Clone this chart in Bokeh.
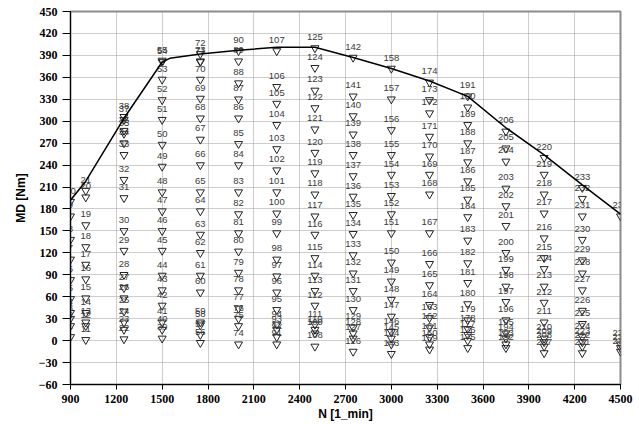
from bokeh.plotting import figure
from bokeh.models import (ColumnDataSource, Range1d, LinearAxis, FixedTicker,
                          SingleIntervalTicker, Grid)
from bokeh.core.properties import value
from bokeh.embed import file_html
from bokeh.resources import INLINE

# ---------------- data ----------------
speeds = [900, 1000, 1250, 1500, 1750, 2000, 2250, 2500, 2750,
          3000, 3250, 3500, 3750, 4000, 4250, 4500]

ids_0900 = [1, 2, 3, 4, 5, 6, 7, 8, 9, 10]
tq_0900 = [5, 20, 30, 38, 57, 83, 111, 138, 170, 190]

ids_1000 = [11, 12, 13, 14, 15, 16, 17, 18, 19, 20, 21]
tq_1000 = [1, 20, 25, 38, 58, 84, 104, 128, 158, 196, 205]

ids_1250 = [22, 23, 24, 25, 26, 27, 28, 29, 30, 31, 32, 33, 34, 35, 36, 37, 38]
tq_1250 = [2, 15, 25, 40, 58, 72, 90, 123, 150, 195, 220, 254, 270, 283, 287, 302, 306]

ids_1500 = [39, 40, 41, 42, 43, 44, 45, 46, 47, 48, 49, 50, 51, 52, 53, 54, 55]
tq_1500 = [3, 15, 25, 48, 69, 89, 123, 150, 177, 203, 238, 268, 302, 329, 357, 381, 383]

ids_1750 = [56, 57, 58, 59, 60, 61, 62, 63, 64, 65, 66, 67, 68, 69, 70, 71, 72, 73]
tq_1750 = [-3, 8, 21, 25, 66, 89, 120, 145, 177, 203, 240, 275, 304, 331, 357, 381, 392, 382]

ids_2000 = [74, 75, 76, 77, 78, 79, 80, 81, 82, 83, 84, 85, 86, 87, 88, 89, 90]
tq_2000 = [-5, 20, 30, 44, 69, 93, 122, 147, 173, 203, 240, 269, 304, 330, 352, 382, 396]

ids_2250 = [91, 92, 93, 94, 95, 96, 97, 98, 99, 100, 101, 102, 103, 104, 105, 106, 107]
tq_2250 = [-5, 5, 15, 22, 42, 66, 88, 111, 147, 174, 203, 233, 262, 295, 324, 347, 396]

ids_2500 = [108, 109, 110, 111, 112, 113, 114, 115, 116, 117, 118, 119, 120, 121,
            122, 123, 124, 125]
tq_2500 = [-8, 10, 15, 22, 48, 68, 89, 113, 145, 170, 200, 229, 257, 289, 318, 342, 373, 400]

ids_2750 = [126, 127, 128, 129, 130, 131, 132, 133, 134, 135, 136, 137, 138, 139,
            140, 141, 142]
tq_2750 = [-15, 3, 10, 18, 42, 68, 92, 117, 146, 172, 197, 225, 254, 282, 307, 334, 387]

ids_3000 = [143, 144, 145, 146, 147, 148, 149, 150, 151, 152, 153, 154, 155, 156,
            157, 158]
tq_3000 = [-18, -5, 3, 12, 33, 56, 81, 107, 147, 173, 198, 227, 254, 288, 330, 372]

ids_3250 = [159, 160, 161, 162, 163, 164, 165, 166, 167, 168, 169, 170, 171, 172,
            173, 174]
tq_3250 = [-12, -5, 5, 18, 31, 49, 76, 105, 147, 200, 227, 252, 279, 311, 329, 353]

ids_3500 = [175, 176, 177, 178, 179, 180, 181, 182, 183, 184, 185, 186, 187, 188,
            189, 190, 191]
tq_3500 = [-10, 0, 8, 16, 28, 50, 79, 106, 137, 169, 193, 218, 244, 270, 295, 319, 334]

ids_3750 = [192, 193, 194, 195, 196, 197, 198, 199, 200, 201, 202, 203, 204, 205, 206]
tq_3750 = [-10, -5, 3, 10, 28, 53, 74, 97, 120, 157, 184, 208, 245, 263, 286]

ids_4000 = [207, 208, 209, 210, 211, 212, 213, 214, 215, 216, 217, 218, 219, 220]
tq_4000 = [-17, -8, -2, 3, 25, 52, 74, 98, 113, 140, 174, 200, 227, 250]

ids_4250 = [221, 222, 223, 224, 225, 226, 227, 228, 229, 230, 231, 232, 233]
tq_4250 = [-17, -8, -2, 5, 23, 41, 69, 92, 110, 138, 170, 194, 209]

ids_4500 = [234, 235, 236, 237]
tq_4500 = [-5, -10, -15, 170]

group_ids = [ids_0900, ids_1000, ids_1250, ids_1500, ids_1750, ids_2000, ids_2250,
             ids_2500, ids_2750, ids_3000, ids_3250, ids_3500, ids_3750, ids_4000,
             ids_4250, ids_4500]
group_tq = [tq_0900, tq_1000, tq_1250, tq_1500, tq_1750, tq_2000, tq_2250,
            tq_2500, tq_2750, tq_3000, tq_3250, tq_3500, tq_3750, tq_4000,
            tq_4250, tq_4500]

# full-load curve
curve_speed = [900, 1000, 1250, 1500, 1550, 1750, 2000, 2250, 2500, 2750, 3000,
               3250, 3500, 3750, 4000, 4250, 4500]
curve_torque = [192, 218, 304, 381, 386, 392, 397, 401, 401, 387, 372, 355, 334,
                291, 254, 213, 173]

x_ticks_step = 300
y_ticks_step = 30

# ---------------- build ----------------
xs, ys, labels = [], [], []
for sp, ids, tqs in zip(speeds, group_ids, group_tq):
    for i, t in zip(ids, tqs):
        xs.append(sp)
        ys.append(t)
        labels.append(str(i))
src = ColumnDataSource(dict(x=xs, y=ys, label=labels))

p = figure(width=639, height=424, output_backend="svg", toolbar_location=None,
           x_range=Range1d(900, 4500), y_range=Range1d(-60, 450),
           x_axis_location=None, y_axis_location=None,
           min_border_left=70, min_border_right=19, min_border_top=11,
           min_border_bottom=40, background_fill_color="white",
           border_fill_color="white")
p.center = []
p.outline_line_color = "#8c8c8c"
p.outline_line_width = 2

xticker = SingleIntervalTicker(interval=x_ticks_step, num_minor_ticks=0)
yticker = SingleIntervalTicker(interval=y_ticks_step, num_minor_ticks=0)

p.add_layout(Grid(dimension=0, ticker=xticker, grid_line_color="#9a9a9a",
                  grid_line_dash="1 1", grid_line_width=1))
p.add_layout(Grid(dimension=1, ticker=yticker, grid_line_color="#9a9a9a",
                  grid_line_dash="1 1", grid_line_width=1))


def inner_axis():
    return LinearAxis(ticker=FixedTicker(ticks=[]), major_tick_out=2,
                      major_tick_in=0, minor_tick_out=0, minor_tick_in=0,
                      major_label_text_font_size="0px", major_label_standoff=0,
                      axis_line_color="black", axis_line_width=1)


def style_axis(ax, tick_out, standoff_label, axis_label_standoff):
    ax.axis_line_color = "black"
    ax.axis_line_width = 1
    ax.major_tick_out = tick_out
    ax.major_tick_in = 0
    ax.minor_tick_out = 0
    ax.minor_tick_in = 0
    ax.major_tick_line_color = "black"
    ax.major_label_text_font = "Liberation Sans Narrow"
    ax.major_label_text_font_style = "bold"
    ax.major_label_text_font_size = "12px"
    ax.major_label_text_color = "black"
    ax.major_label_standoff = standoff_label
    ax.axis_label_text_font = "Liberation Sans"
    ax.axis_label_text_font_style = "bold"
    ax.axis_label_text_font_size = "12px"
    ax.axis_label_text_color = "black"
    ax.axis_label_standoff = axis_label_standoff


yaxis = LinearAxis(ticker=yticker, axis_label="MD [Nm]")
style_axis(yaxis, 8, 5, 8)
xaxis = LinearAxis(ticker=xticker, axis_label="N [1_min]")
style_axis(xaxis, 5, 5, 1)

p.add_layout(inner_axis(), "left")
p.add_layout(yaxis, "left")
p.add_layout(inner_axis(), "below")
p.add_layout(xaxis, "below")

p.scatter("x", "y", source=src, marker="inverted_triangle", size=8,
          fill_color=None, line_color="#222222", line_width=1)
p.text("x", "y", text="label", source=src, text_font=value("Liberation Sans"),
       text_font_size="9.5px", text_align="center", text_baseline="middle",
       y_offset=-11, text_color="#3a3a3a")
p.line(curve_speed, curve_torque, line_color="black", line_width=1.5)

open("out.html", "w").write(file_html(p, INLINE))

━━━━

What is asked: Write out an exact copy of the listing, first line through the line containing "342, 373, 400]", with the pictures left out.

Task output:
Clone this chart in Bokeh.
from bokeh.plotting import figure
from bokeh.models import (ColumnDataSource, Range1d, LinearAxis, FixedTicker,
                          SingleIntervalTicker, Grid)
from bokeh.core.properties import value
from bokeh.embed import file_html
from bokeh.resources import INLINE

# ---------------- data ----------------
speeds = [900, 1000, 1250, 1500, 1750, 2000, 2250, 2500, 2750,
          3000, 3250, 3500, 3750, 4000, 4250, 4500]

ids_0900 = [1, 2, 3, 4, 5, 6, 7, 8, 9, 10]
tq_0900 = [5, 20, 30, 38, 57, 83, 111, 138, 170, 190]

ids_1000 = [11, 12, 13, 14, 15, 16, 17, 18, 19, 20, 21]
tq_1000 = [1, 20, 25, 38, 58, 84, 104, 128, 158, 196, 205]

ids_1250 = [22, 23, 24, 25, 26, 27, 28, 29, 30, 31, 32, 33, 34, 35, 36, 37, 38]
tq_1250 = [2, 15, 25, 40, 58, 72, 90, 123, 150, 195, 220, 254, 270, 283, 287, 302, 306]

ids_1500 = [39, 40, 41, 42, 43, 44, 45, 46, 47, 48, 49, 50, 51, 52, 53, 54, 55]
tq_1500 = [3, 15, 25, 48, 69, 89, 123, 150, 177, 203, 238, 268, 302, 329, 357, 381, 383]

ids_1750 = [56, 57, 58, 59, 60, 61, 62, 63, 64, 65, 66, 67, 68, 69, 70, 71, 72, 73]
tq_1750 = [-3, 8, 21, 25, 66, 89, 120, 145, 177, 203, 240, 275, 304, 331, 357, 381, 392, 382]

ids_2000 = [74, 75, 76, 77, 78, 79, 80, 81, 82, 83, 84, 85, 86, 87, 88, 89, 90]
tq_2000 = [-5, 20, 30, 44, 69, 93, 122, 147, 173, 203, 240, 269, 304, 330, 352, 382, 396]

ids_2250 = [91, 92, 93, 94, 95, 96, 97, 98, 99, 100, 101, 102, 103, 104, 105, 106, 107]
tq_2250 = [-5, 5, 15, 22, 42, 66, 88, 111, 147, 174, 203, 233, 262, 295, 324, 347, 396]

ids_2500 = [108, 109, 110, 111, 112, 113, 114, 115, 116, 117, 118, 119, 120, 121,
            122, 123, 124, 125]
tq_2500 = [-8, 10, 15, 22, 48, 68, 89, 113, 145, 170, 200, 229, 257, 289, 318, 342, 373, 400]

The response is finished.